#### WHAT IS NEEDED:
Retype the whole listing verbatim and keep the pictures out of it.

..........

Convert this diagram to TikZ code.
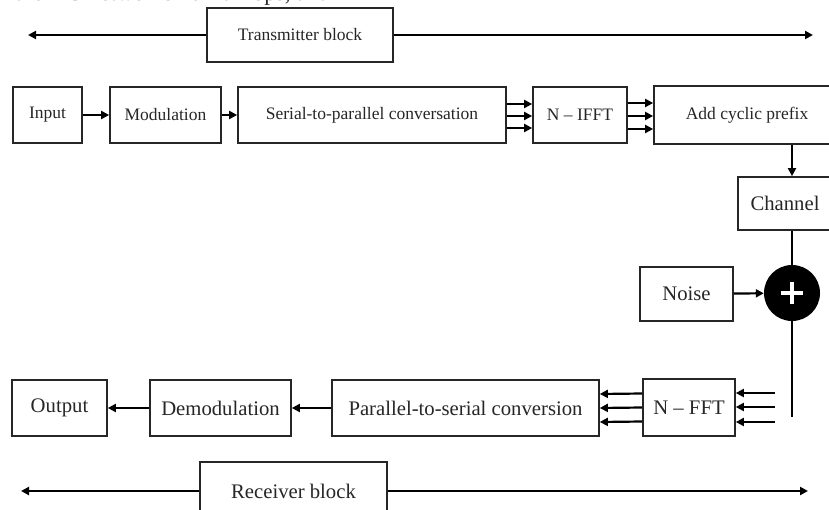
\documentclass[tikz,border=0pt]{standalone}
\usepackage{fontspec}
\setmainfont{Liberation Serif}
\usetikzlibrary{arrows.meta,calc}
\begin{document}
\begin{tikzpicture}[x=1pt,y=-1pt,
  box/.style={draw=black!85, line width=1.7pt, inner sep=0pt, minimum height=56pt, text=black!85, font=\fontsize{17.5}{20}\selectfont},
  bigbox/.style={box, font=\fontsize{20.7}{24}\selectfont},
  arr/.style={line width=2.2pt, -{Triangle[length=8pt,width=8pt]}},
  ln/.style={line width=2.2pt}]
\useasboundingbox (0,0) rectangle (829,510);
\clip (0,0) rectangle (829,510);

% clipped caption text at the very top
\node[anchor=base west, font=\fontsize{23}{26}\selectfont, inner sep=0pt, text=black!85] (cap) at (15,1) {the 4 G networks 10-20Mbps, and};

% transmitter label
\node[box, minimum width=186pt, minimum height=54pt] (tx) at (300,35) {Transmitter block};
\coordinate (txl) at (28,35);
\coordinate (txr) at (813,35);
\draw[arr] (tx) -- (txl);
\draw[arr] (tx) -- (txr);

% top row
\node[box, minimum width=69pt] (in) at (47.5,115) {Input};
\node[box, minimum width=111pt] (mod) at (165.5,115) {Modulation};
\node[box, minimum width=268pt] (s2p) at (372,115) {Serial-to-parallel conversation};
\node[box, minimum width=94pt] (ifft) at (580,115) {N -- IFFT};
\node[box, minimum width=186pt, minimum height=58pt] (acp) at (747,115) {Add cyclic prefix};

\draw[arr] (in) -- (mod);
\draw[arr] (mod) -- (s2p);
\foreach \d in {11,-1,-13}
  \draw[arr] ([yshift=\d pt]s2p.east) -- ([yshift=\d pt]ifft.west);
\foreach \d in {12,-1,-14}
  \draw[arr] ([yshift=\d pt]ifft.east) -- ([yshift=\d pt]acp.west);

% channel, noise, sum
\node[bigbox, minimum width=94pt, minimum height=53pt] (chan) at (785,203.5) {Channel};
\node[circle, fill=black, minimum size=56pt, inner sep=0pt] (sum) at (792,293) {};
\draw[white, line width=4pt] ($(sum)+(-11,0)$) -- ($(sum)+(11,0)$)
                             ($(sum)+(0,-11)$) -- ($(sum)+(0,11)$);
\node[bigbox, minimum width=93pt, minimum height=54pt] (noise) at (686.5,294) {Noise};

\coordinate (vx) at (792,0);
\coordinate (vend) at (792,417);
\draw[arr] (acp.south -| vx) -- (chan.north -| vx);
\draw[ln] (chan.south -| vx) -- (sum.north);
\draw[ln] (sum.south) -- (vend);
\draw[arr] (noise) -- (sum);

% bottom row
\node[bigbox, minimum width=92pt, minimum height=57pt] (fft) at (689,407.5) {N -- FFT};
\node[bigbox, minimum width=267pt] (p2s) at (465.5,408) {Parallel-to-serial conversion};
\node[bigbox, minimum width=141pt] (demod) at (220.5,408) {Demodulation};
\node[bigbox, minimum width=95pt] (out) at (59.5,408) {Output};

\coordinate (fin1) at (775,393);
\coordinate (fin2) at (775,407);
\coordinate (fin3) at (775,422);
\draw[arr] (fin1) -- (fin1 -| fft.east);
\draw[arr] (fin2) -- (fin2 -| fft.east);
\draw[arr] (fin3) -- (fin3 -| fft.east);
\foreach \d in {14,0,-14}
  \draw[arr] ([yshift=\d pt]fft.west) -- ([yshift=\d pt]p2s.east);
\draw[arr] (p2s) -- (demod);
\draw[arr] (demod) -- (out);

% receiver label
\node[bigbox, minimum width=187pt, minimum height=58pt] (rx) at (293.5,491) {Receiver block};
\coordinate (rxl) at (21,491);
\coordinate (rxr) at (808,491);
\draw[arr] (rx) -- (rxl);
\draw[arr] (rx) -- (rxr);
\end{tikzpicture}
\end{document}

..........

#### EXERCISE SOLUTION:
Convert this diagram to TikZ code.
\documentclass[tikz,border=0pt]{standalone}
\usepackage{fontspec}
\setmainfont{Liberation Serif}
\usetikzlibrary{arrows.meta,calc}
\begin{document}
\begin{tikzpicture}[x=1pt,y=-1pt,
  box/.style={draw=black!85, line width=1.7pt, inner sep=0pt, minimum height=56pt, text=black!85, font=\fontsize{17.5}{20}\selectfont},
  bigbox/.style={box, font=\fontsize{20.7}{24}\selectfont},
  arr/.style={line width=2.2pt, -{Triangle[length=8pt,width=8pt]}},
  ln/.style={line width=2.2pt}]
\useasboundingbox (0,0) rectangle (829,510);
\clip (0,0) rectangle (829,510);

% clipped caption text at the very top
\node[anchor=base west, font=\fontsize{23}{26}\selectfont, inner sep=0pt, text=black!85] (cap) at (15,1) {the 4 G networks 10-20Mbps, and};

% transmitter label
\node[box, minimum width=186pt, minimum height=54pt] (tx) at (300,35) {Transmitter block};
\coordinate (txl) at (28,35);
\coordinate (txr) at (813,35);
\draw[arr] (tx) -- (txl);
\draw[arr] (tx) -- (txr);

% top row
\node[box, minimum width=69pt] (in) at (47.5,115) {Input};
\node[box, minimum width=111pt] (mod) at (165.5,115) {Modulation};
\node[box, minimum width=268pt] (s2p) at (372,115) {Serial-to-parallel conversation};
\node[box, minimum width=94pt] (ifft) at (580,115) {N -- IFFT};
\node[box, minimum width=186pt, minimum height=58pt] (acp) at (747,115) {Add cyclic prefix};

\draw[arr] (in) -- (mod);
\draw[arr] (mod) -- (s2p);
\foreach \d in {11,-1,-13}
  \draw[arr] ([yshift=\d pt]s2p.east) -- ([yshift=\d pt]ifft.west);
\foreach \d in {12,-1,-14}
  \draw[arr] ([yshift=\d pt]ifft.east) -- ([yshift=\d pt]acp.west);

% channel, noise, sum
\node[bigbox, minimum width=94pt, minimum height=53pt] (chan) at (785,203.5) {Channel};
\node[circle, fill=black, minimum size=56pt, inner sep=0pt] (sum) at (792,293) {};
\draw[white, line width=4pt] ($(sum)+(-11,0)$) -- ($(sum)+(11,0)$)
                             ($(sum)+(0,-11)$) -- ($(sum)+(0,11)$);
\node[bigbox, minimum width=93pt, minimum height=54pt] (noise) at (686.5,294) {Noise};

\coordinate (vx) at (792,0);
\coordinate (vend) at (792,417);
\draw[arr] (acp.south -| vx) -- (chan.north -| vx);
\draw[ln] (chan.south -| vx) -- (sum.north);
\draw[ln] (sum.south) -- (vend);
\draw[arr] (noise) -- (sum);

% bottom row
\node[bigbox, minimum width=92pt, minimum height=57pt] (fft) at (689,407.5) {N -- FFT};
\node[bigbox, minimum width=267pt] (p2s) at (465.5,408) {Parallel-to-serial conversion};
\node[bigbox, minimum width=141pt] (demod) at (220.5,408) {Demodulation};
\node[bigbox, minimum width=95pt] (out) at (59.5,408) {Output};

\coordinate (fin1) at (775,393);
\coordinate (fin2) at (775,407);
\coordinate (fin3) at (775,422);
\draw[arr] (fin1) -- (fin1 -| fft.east);
\draw[arr] (fin2) -- (fin2 -| fft.east);
\draw[arr] (fin3) -- (fin3 -| fft.east);
\foreach \d in {14,0,-14}
  \draw[arr] ([yshift=\d pt]fft.west) -- ([yshift=\d pt]p2s.east);
\draw[arr] (p2s) -- (demod);
\draw[arr] (demod) -- (out);

% receiver label
\node[bigbox, minimum width=187pt, minimum height=58pt] (rx) at (293.5,491) {Receiver block};
\coordinate (rxl) at (21,491);
\coordinate (rxr) at (808,491);
\draw[arr] (rx) -- (rxl);
\draw[arr] (rx) -- (rxr);
\end{tikzpicture}
\end{document}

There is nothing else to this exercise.